Non-Functional Requirements:
- Low latency during redirect to long URL (< 200 msec)
- availability >>> consistency, cou1d take 1 min for the short->long url mapping to be in effect.
- High throughput (TBD)
- Scale
- 1 Million URL's writes per day for 10 years
- 1B URLs read per day
API Design
API or data flow:
- Post /url/longurl={$url}---> 200 OK (short url)
- Get /url/shorturl --->302 (long url)
High level design:
The API GW acts as a LB and perform auth, rate limitation could also be added here.
Write service:
- Since Writes are smaller than reads, created a write service which maps long to short url.
- Client calls the service to map to short url. We generate a short URL and store it in URL DB. We also write to a cache for read service.
Read service:
- Read service redirects short url to long url
- The redirect could be either http 301 or 302. I choose 302 so that redirects come to us all the time so that we can have metrics and analytics if needed.
Detailed Component Design
- The algorithm used to convert to short url. Generate a md5sum of a random number and then base62encode it. The resulting short url would be between 5-7 bytes. We check in the DB for a collision and if there is a collision we try again to generate a new random number.
- If there is no collision, we save to DB and cache.
The URL write/read generator can also have 3:1 replicas for availability and throughput.
We could add logic to dynamically add more instances if all the shards of URL service are busy in terms of CPU.
DB sharding:
we could shard on the short key URL and scale horizantally with an LB before.
Cache sharding: In Redis , we use short key as the partition key.
Hot shard problem: We used replication so that the hot key would be written to multiple replicas and reads will be load balanced.
We could addition think of adding more clusters, if above is not enough.
Deep dive:
Writes:
10^6/10^5 = 10 URls per sec which is trivial.

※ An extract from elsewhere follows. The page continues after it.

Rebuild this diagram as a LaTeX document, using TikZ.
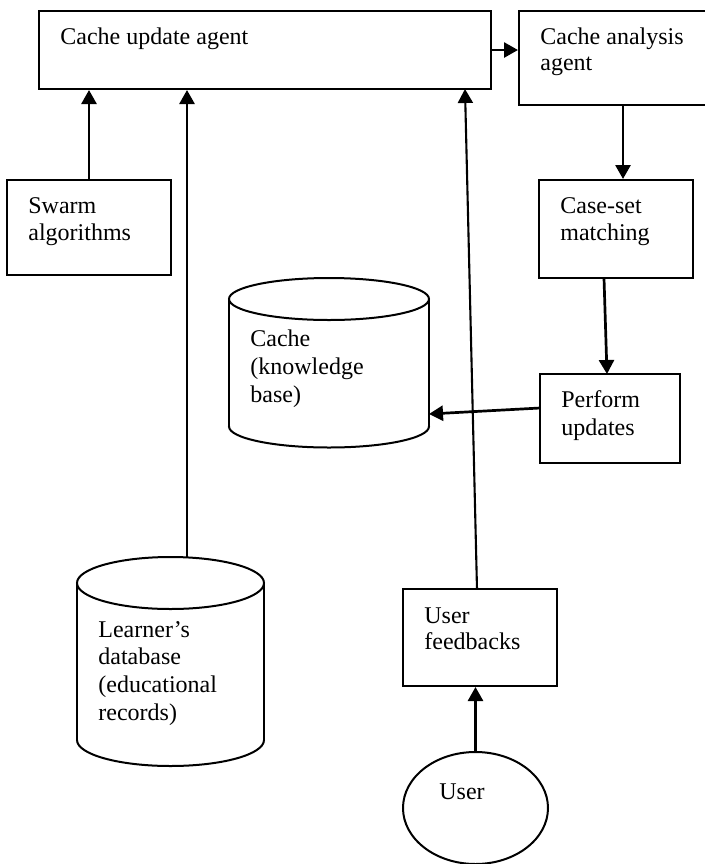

We don't really need to scale.
For DB: 1M * 365*10 = 3.65B URLS. If each DB entry is 200 bytes.
700 GB. This can easily fit in 1 server. We can definitely have multiple for replication.
Cache size: We only 100 bytes for each entry.
so 3.65B*100 = 365GB. This can fit into redis cache with replication so that reads are fast.
Reads: 1000:1 = 1000 URL/sec.
If each URL take 100 msec to redirect. We need 30K/50 = 300RPserver. We can horizantally scale to 3-4 read servers.